Event summary combining transcript, slides, and related documents.

Logotype for Kenmare Resources plc

H2 2024 earnings summary

23 Dec, 2025

Executive summary

  • Received and rejected a non-binding cash offer at GBP 530/share; consortium has until April 17 to make a formal offer, with due diligence ongoing.

  • Operates the Moma Titanium Minerals Mine in Mozambique, supplying 6% of global titanium feedstocks and maintaining a low-cost, long-life production profile with over 100 years of resources at current rates.

  • Major capital investment underway, notably the WCPA plant upgrade and transition to the Nataka ore body, with $102m spent in 2024 and the project on schedule and within budget.

  • Strong safety performance in 2024, achieving the lowest ever all-injury frequency rate and over four million hours without a lost-time injury.

  • Focus on sustainability, community engagement, and environmental initiatives, including a 12% reduction in carbon emissions since 2021.

Financial highlights

  • Mineral product revenue declined 10% year-over-year to $392.1m due to a 14% drop in average prices, partially offset by a 4% increase in sales volumes and product mix.

  • EBITDA fell 29% to $157.1m (margin 40%, down from 50% in 2023), and profit after tax dropped 50% to $64.9m.

  • Cash operating costs rose 7% year-over-year to $243.6m, driven by higher labor and power costs, including non-recurring items.

  • Net debt at year-end was $25.0m, compared to net cash of $20.7m at the end of 2023, reflecting $154m in capital investment and $48m in shareholder distributions.

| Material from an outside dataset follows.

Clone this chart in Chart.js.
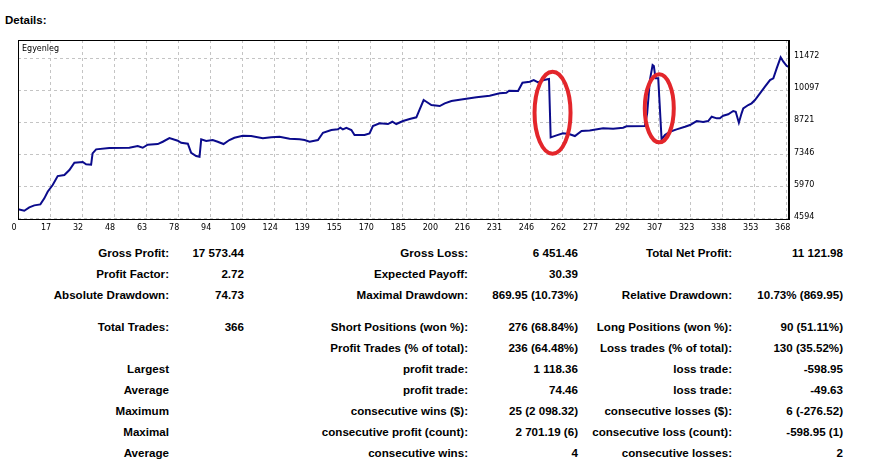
<!DOCTYPE html>
<html>
<head>
<meta charset="utf-8">
<script src="https://cdn.jsdelivr.net/npm/chart.js@4.4.1/dist/chart.umd.min.js"></script>
<style>
  body { margin: 0; background: #fff; width: 873px; height: 465px; overflow: hidden; position: relative; }
  #title { position: absolute; left: 5px; top: 14px; font: bold 11.5px "Liberation Sans", Arial, sans-serif; }
  #wrap { position: absolute; left: 0; top: 30px; width: 830px; height: 205px; }
  .cell { position: absolute; font: bold 11.6px "Liberation Sans", Arial, sans-serif; line-height: 14px; white-space: nowrap; text-align: right; color: #000; }
</style>
</head>
<body>
<div id="title">Details:</div>
<div id="wrap"><canvas id="balanceChart"></canvas></div>
<script>
// balance curve (trade number, balance)
const trades = [0, 3, 5.4, 7.8, 10.7, 12.6, 14.2, 16.6, 19, 22.2, 24.6, 27, 31, 32.6, 35, 35.7, 37.4, 43.7,
  53.3, 57.3, 59.7, 62.1, 66.9, 69.3, 72.5, 76.5, 78.1, 81.3, 82.9, 85.3, 86.9, 87.7, 90.1, 93.2, 95.6,
  98.4, 101.2, 103.6, 107.6, 111.6, 117.2, 121.2, 125.2, 130, 134.8, 137.2, 139.6, 143.6, 146, 150,
  153.1, 154.3, 155.5, 157.2, 159.6, 161.1, 165.9, 168.3, 169.9, 173.1, 177.1, 179.2, 181.1, 184.3,
  187.5, 190.7, 192.3, 194.2, 195.5, 197.9, 201.9, 204.3, 207.5, 213, 219.5, 225.8, 230.6, 233.8,
  235.1, 239.4, 241.5, 245, 246.9, 249, 251.7, 254.2, 255, 257.8, 260.9, 263.8, 266.6, 269.8, 273.7,
  280.1, 284.9, 289.7, 291.3, 300.1, 301.2, 302.5, 303.8, 304.4, 305.2, 306.5, 308.1, 309.7, 312.1,
  315.3, 319.3, 321.7, 324.9, 328, 330.4, 332.1, 334.5, 336, 337.6, 340, 342.4, 343.6, 345.1, 346.4,
  347.2, 349.6, 351.2, 352.8, 355.2, 357.6, 360, 361.6, 363.2, 365.1, 366.4, 368, 368.9];
const balance = [5000, 4929, 5075, 5161, 5204, 5462, 5745, 6033, 6419, 6462, 6677, 6990, 7020, 6921, 6904, 7394, 7565, 7621,
  7634, 7707, 7634, 7763, 7793, 7892, 8050, 7935, 7849, 7806, 7419, 7278, 7248, 7995, 7922, 7965, 7892,
  7793, 7965, 8063, 8149, 8136, 8038, 8081, 8106, 8020, 7995, 7965, 7892, 7965, 8278, 8394,
  8424, 8493, 8424, 8493, 8394, 8179, 8179, 8252, 8566, 8682, 8652, 8750, 8652, 8780,
  8866, 8939, 9283, 9682, 9609, 9467, 9424, 9540, 9639, 9712, 9798, 9866, 9969, 9995,
  10081, 10068, 10425, 10467, 10540, 10442, 10540, 10583, 8081, 8166, 8252, 8222, 8136, 8351, 8372,
  8467, 8450, 8493, 8553, 8566, 9111, 10540, 11184, 11141, 10613, 10613, 7995, 8179, 8321,
  8424, 8536, 8609, 8780, 8737, 8780, 8965, 8896, 8896, 9008, 9068, 9210, 9180, 8707, 9111,
  9325, 9467, 9540, 9682, 9969, 10253, 10540, 10613, 11043, 11515, 11326, 11141, 11111];

const xTickLabels = ['0', '17', '32', '48', '63', '78', '94', '109', '124', '139', '155', '170', '185',
  '200', '216', '231', '246', '262', '277', '292', '307', '323', '338', '353', '368'];
const yTickLabels = [4594, 5970, 7346, 8721, 10097, 11472];

// red hand-drawn marks round the two drops
const marks = [
  { t: 255.9, v: 9137, rx: 18, ry: 41 },
  { t: 307.0, v: 9325, rx: 14.5, ry: 34 }
];

// report table: rows of [label, value] pairs for the three column groups
const rowTops = [253, 274, 295, 327, 348, 369, 390, 411, 432, 453];
const colRights = [169, 244, 468, 578, 732, 843];
const reportRows = [
  ['Gross Profit:', '17 573.44', 'Gross Loss:', '6 451.46', 'Total Net Profit:', '11 121.98'],
  ['Profit Factor:', '2.72', 'Expected Payoff:', '30.39', '', ''],
  ['Absolute Drawdown:', '74.73', 'Maximal Drawdown:', '869.95 (10.73%)', 'Relative Drawdown:', '10.73% (869.95)'],
  ['Total Trades:', '366', 'Short Positions (won %):', '276 (68.84%)', 'Long Positions (won %):', '90 (51.11%)'],
  ['', '', 'Profit Trades (% of total):', '236 (64.48%)', 'Loss trades (% of total):', '130 (35.52%)'],
  ['Largest', '', 'profit trade:', '1 118.36', 'loss trade:', '-598.95'],
  ['Average', '', 'profit trade:', '74.46', 'loss trade:', '-49.63'],
  ['Maximum', '', 'consecutive wins ($):', '25 (2 098.32)', 'consecutive losses ($):', '6 (-276.52)'],
  ['Maximal', '', 'consecutive profit (count):', '2 701.19 (6)', 'consecutive loss (count):', '-598.95 (1)'],
  ['Average', '', 'consecutive wins:', '4', 'consecutive losses:', '2']
];

reportRows.forEach((row, r) => {
  row.forEach((text, c) => {
    if (!text) return;
    const d = document.createElement('div');
    d.className = 'cell';
    d.textContent = text;
    d.style.top = (rowTops[r] - 7) + 'px';
    d.style.right = (873 - colRights[c]) + 'px';
    document.body.appendChild(d);
  });
});

const frameAndMarks = {
  id: 'frameAndMarks',
  afterDatasetsDraw(chart) {
    const { ctx, chartArea: a, scales } = chart;
    ctx.save();
    ctx.strokeStyle = '#000';
    ctx.lineWidth = 1;
    ctx.strokeRect(a.left + 0.5, a.top + 0.5, a.right - a.left - 1, a.bottom - a.top);
    ctx.fillStyle = '#000';
    ctx.font = '8px "DejaVu Sans"';
    ctx.textBaseline = 'middle';
    ctx.fillText(chart.data.datasets[0].label, a.left + 4, a.top + 9);
    ctx.strokeStyle = '#e3262b';
    ctx.lineWidth = 4;
    marks.forEach(m => {
      ctx.beginPath();
      ctx.ellipse(scales.x.getPixelForValue(m.t), scales.y.getPixelForValue(m.v), m.rx, m.ry, 0, 0, Math.PI * 2);
      ctx.stroke();
    });
    ctx.restore();
  }
};

const tickFont = { family: 'DejaVu Sans', size: 8 };

new Chart(document.getElementById('balanceChart'), {
  type: 'line',
  data: {
    datasets: [{
      label: 'Egyenleg',
      data: trades.map((t, i) => ({ x: t, y: balance[i] })),
      borderColor: '#0b0b8c',
      borderWidth: 2,
      pointRadius: 0,
      tension: 0
    }]
  },
  options: {
    responsive: true,
    maintainAspectRatio: false,
    animation: false,
    layout: { padding: { left: 18, top: 10, right: 0, bottom: 0 } },
    plugins: { legend: { display: false }, tooltip: { enabled: false } },
    scales: {
      x: {
        type: 'linear',
        min: 0,
        max: 369.1,
        afterBuildTicks: axis => {
          const last = Number(xTickLabels[xTickLabels.length - 1]);
          axis.ticks = xTickLabels.map((l, i) => ({ value: i * last / (xTickLabels.length - 1) }));
        },
        afterFit: axis => { axis.height = 16; },
        ticks: {
          callback: (v, i) => xTickLabels[i],
          autoSkip: false,
          maxRotation: 0,
          font: tickFont,
          color: '#000',
          padding: 4,
          labelOffset: -4
        },
        grid: { color: '#c4c4c4', drawTicks: false },
        border: { display: true, color: '#000', dash: [3, 3] }
      },
      y: {
        position: 'right',
        min: 4576,
        max: 12258,
        afterBuildTicks: axis => { axis.ticks = yTickLabels.map(v => ({ value: v })); },
        afterFit: axis => { axis.width = 41; },
        ticks: {
          callback: v => String(v),
          font: tickFont,
          color: '#000',
          padding: 5,
          labelOffset: -2
        },
        grid: { color: '#c4c4c4', drawTicks: false },
        border: { display: true, color: '#000', dash: [3, 3] }
      }
    }
  },
  plugins: [frameAndMarks]
});
</script>
</body>
</html>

  • Full year 2024 dividend of $0.32/share (total $28.6m), representing a 40% payout ratio of adjusted profit after tax.

Outlook and guidance

  • 2025 ilmenite production is expected to be in line with 2024 (guidance: 930,000–1,050,000 tonnes), with total cash operating costs anticipated at $228–252m.

  • Shipments are forecast to exceed production in 2025, drawing down finished product stockpiles.

  • Capital expenditure for 2025 is projected at ~$155m for development projects, mainly the WCP A upgrade, with $16m for improvement projects and $29m for sustaining capital.

  • Titanium feedstock market expected to remain steady in 2025, with strong demand and good order book visibility.

  • Ongoing focus on capital investment, especially WCPA project, and maintaining dividend payments.